Nokia N-Gage QD


12 Aug 2004

Product: Mobile phone
Price: €229

Good old Nokia. You’ve got to admire a company that — despite critical and public indifference — gamely refuses to give up when a much-anticipated product turns out to be more of an ugly duckling than a graceful swan. Take the N-Gage QD, for example, the recently launched and ‘remixed’ successor to last year’s underperforming N-Gage.

Pitched as a mobile phone that was equally a dedicated games console (unlike most mobile phones which merely ‘can’ play games — a subtle yet critical USP), the N-Gage dispensed with various popular niceties such as an integrated camera for picture messaging or a clamshell design and was hyped as last year’s hottest handheld. Tempting technology saw the N-Gage able to offer gaming graphics unmatched on other mobile phones either then or today.

Yet the N-Gage failed to do much more than latch lukewarmly on to the market rather than scorch up the charts — a fact highlighted in quarterly figures from Nokia showing sluggish N-Gage sales. A serious design issue was the location of the earphone and microphone along the side of the phone, meaning that the clunky phone had to be held edge on to make and receive a call. Hardly the most practical or discreet way of communicating and an obvious cause of hesitation for consumers.

So, what tinkering has Nokia done to evolve the N-Gage? For starters it has thrown away some features such as the MP3 player and radio, and improved others to make the QD more attractive to reluctant shoppers. Yes, there’s good news on the social embarrassment front — you can now use the redesigned and more compact phone in the normal fashion.

As a phone, it’s functional, offering all of the usual features that you’d expect from a mobile phone these days, ranging from decent text messaging management and organisational functions through to higher functions such as Bluetooth connectivity. If you own a mobile — and more than 80pc of the Irish population does — you’ll already know what to expect from a mobile these days and the QD capably delivers on any such expectations.

However, it’s the gaming aspect to this device that makes it unique and which deserves more scrutiny. The QD packs some striking graphic processing capabilities, with the true 3D evident in a title like the original Tomb Raider game being particularly impressive. An inevitable Spiderman 2 title is another fine example showing why the N-Gage QD is peerless when it comes to gaming in the mobile phone sector. Users will also be glad to hear that swapping games is a simple matter of lifting a rubber flap to insert and swap a tiny cartridge, unlike the cumbersome dismantling procedure that the QD’s predecessor was lumbered with.

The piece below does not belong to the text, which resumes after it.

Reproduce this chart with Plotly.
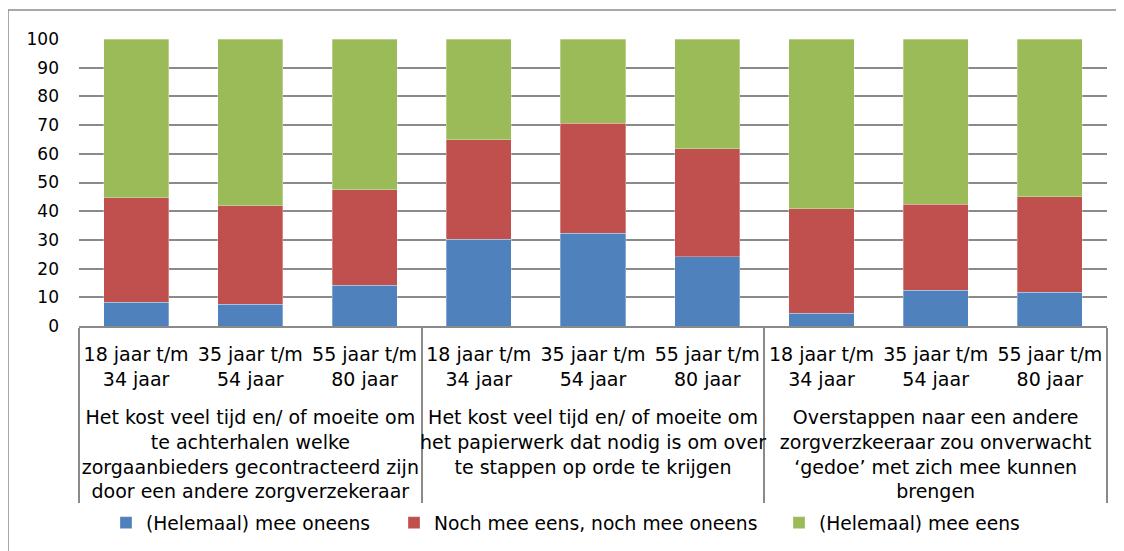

You can hardly escape the interesting visual statement the QD makes, given its Frankensteinian form of a merged mobile and console. However, using it as both a phone and a gaming platform left me with the distinct impression that either my fingers were too big or that the buttons were too small, strangely laid out and squashed together for comfortable and straightforward use. Usability is not one of the QD’s best features.

Given the buttons’ bashability and the odd rubber banding running around the casing edging, it was difficult to stop thinking it was some sort of Fisher-Price-meets-BlackBerry prototype.

The QD is ultimately an impressive piece of kit and undoubtedly a quality device, available for €229 including Vat, and comes with The Sims Bustin’ Out game. Personally though, I think I’ll wait and see if there’s another research evolution in this product line — presumably to be called the N-Gage QED — before I’ll engage with the N-Gage again.